> DATASET EXTRACT
_ _ _ _ _ _ _
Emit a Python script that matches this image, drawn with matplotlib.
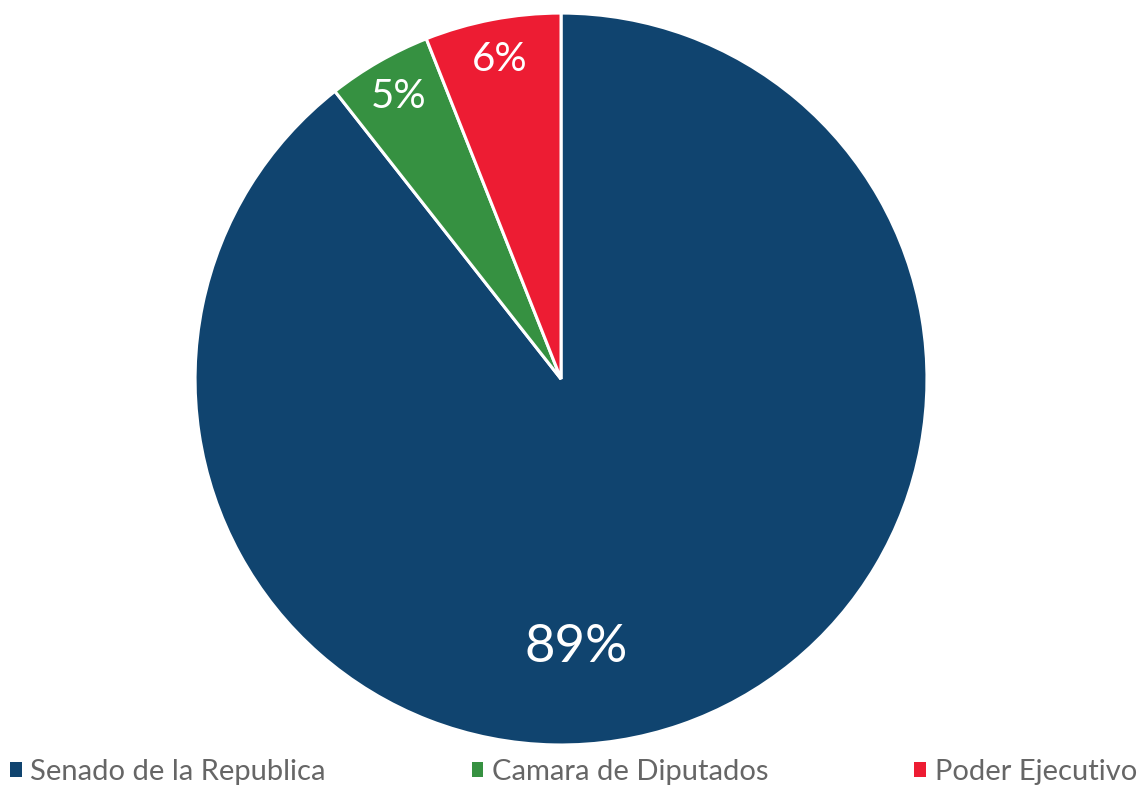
import matplotlib.pyplot as plt
from matplotlib.patches import Patch

# =========================
# DATA
# =========================

labels = ["Senado de la Republica", "Camara de Diputados", "Poder Ejecutivo"]
shares = [89.4, 4.6, 6.0]
colors = ["#10446f", "#369141", "#ed1c33"]

plt.rcParams["font.family"] = ["Lato", "DejaVu Sans"]

# =========================
# PIE
# =========================

fig = plt.figure(figsize=(11.46, 7.87), dpi=100)
ax = fig.add_axes([0.1702, 0.0534, 0.6387, 0.930])

wedges, texts, autotexts = ax.pie(
    shares,
    colors=colors,
    startangle=90,
    counterclock=False,
    autopct="%.0f%%",
    pctdistance=0.89,
    wedgeprops={"edgecolor": "white", "linewidth": 2.2},
    textprops={"color": "white", "fontsize": 29},
)

# big slice label sits lower, near the bottom
autotexts[0].set_position((0.041, -0.735))
autotexts[0].set_fontsize(38)

ax.set_xlim(-1, 1)
ax.set_ylim(-1, 1)
ax.set_aspect("equal")
ax.axis("off")

# =========================
# LEGEND
# =========================

handles = [Patch(facecolor=c, edgecolor="none") for c in colors]

fig.legend(
    handles,
    labels,
    loc="center left",
    bbox_to_anchor=(-0.004, 0.019),
    ncol=3,
    frameon=False,
    fontsize=21,
    labelcolor="#666666",
    handlelength=0.4,
    handleheight=0.4,
    handletextpad=0.3,
    columnspacing=5.0,
    borderpad=0,
)

fig.savefig("out.png", dpi=100)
_ _ _ _ _ _ _
> WORK TO BE COMPLETED
Take the data above and repeat it exactly, leaving each picture out.

> SOLVED EXERCISE
Emit a Python script that matches this image, drawn with matplotlib.
import matplotlib.pyplot as plt
from matplotlib.patches import Patch

# =========================
# DATA
# =========================

labels = ["Senado de la Republica", "Camara de Diputados", "Poder Ejecutivo"]
shares = [89.4, 4.6, 6.0]
colors = ["#10446f", "#369141", "#ed1c33"]

plt.rcParams["font.family"] = ["Lato", "DejaVu Sans"]

# =========================
# PIE
# =========================

fig = plt.figure(figsize=(11.46, 7.87), dpi=100)
ax = fig.add_axes([0.1702, 0.0534, 0.6387, 0.930])

wedges, texts, autotexts = ax.pie(
    shares,
    colors=colors,
    startangle=90,
    counterclock=False,
    autopct="%.0f%%",
    pctdistance=0.89,
    wedgeprops={"edgecolor": "white", "linewidth": 2.2},
    textprops={"color": "white", "fontsize": 29},
)

# big slice label sits lower, near the bottom
autotexts[0].set_position((0.041, -0.735))
autotexts[0].set_fontsize(38)

ax.set_xlim(-1, 1)
ax.set_ylim(-1, 1)
ax.set_aspect("equal")
ax.axis("off")

# =========================
# LEGEND
# =========================

handles = [Patch(facecolor=c, edgecolor="none") for c in colors]

fig.legend(
    handles,
    labels,
    loc="center left",
    bbox_to_anchor=(-0.004, 0.019),
    ncol=3,
    frameon=False,
    fontsize=21,
    labelcolor="#666666",
    handlelength=0.4,
    handleheight=0.4,
    handletextpad=0.3,
    columnspacing=5.0,
    borderpad=0,
)

fig.savefig("out.png", dpi=100)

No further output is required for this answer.